“La petite reine bicyclette” has been fêted in light verse many times, but no one seems to have hit off its salient features as did Charles Monselet. Others have referred to riders of the “new means of locomotion” as “cads on casters,” and a writer in Le Gaulois stigmatized them as “imbéciles à roulettes,” which is much the same; while no less a personage than Francisque Sarcey demanded, in the journal La France, that the police should suppress forthwith this eccentricité.
Charles Monselet’s eight short lines are more appreciative:
“Instrument raide
En fer battu
Qui dépossède
Le char torlu;
Vélocipède
Rail impromptu,
Fils d’Archimède,
D’où nous viens-tu?”
Though it is apart from the era of Dumas, this discursion into a phase of present-day Paris is, perhaps, allowable in drawing a comparison between the city of to-day and that even of the Second Empire, which was, at its height, contemporary with Dumas’ prime.

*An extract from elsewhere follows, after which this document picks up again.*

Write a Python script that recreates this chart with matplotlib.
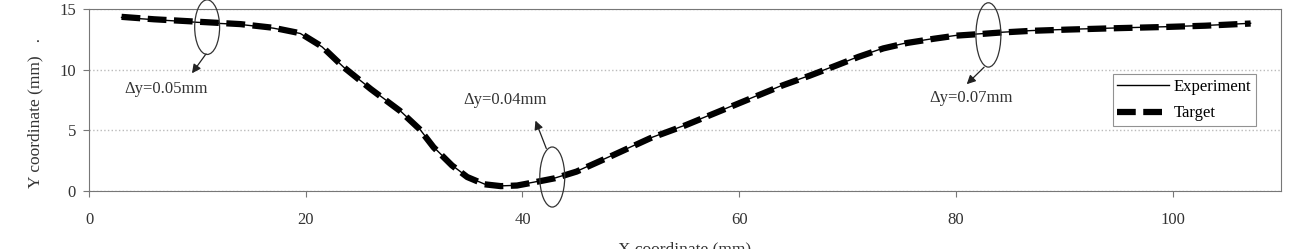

If Paris was blooming suddenly forth into beauty and grace in the period which extended from the Revolution to the Franco-Prussian War, she has certainly, since that time, not ceased to shed her radiance; indeed, she flowers more abundantly than ever, though, truth to tell, it is all due to the patronage which the state has ever given, in France, to the fostering of the arts as well as industries.
And so Paris has grown,—beautiful and great,—and the stranger within her gates, whether he come by road or rail, by automobile or railway-coach, is sure to be duly impressed with the fact that Paris is for one and all alike a city founded of and for the people.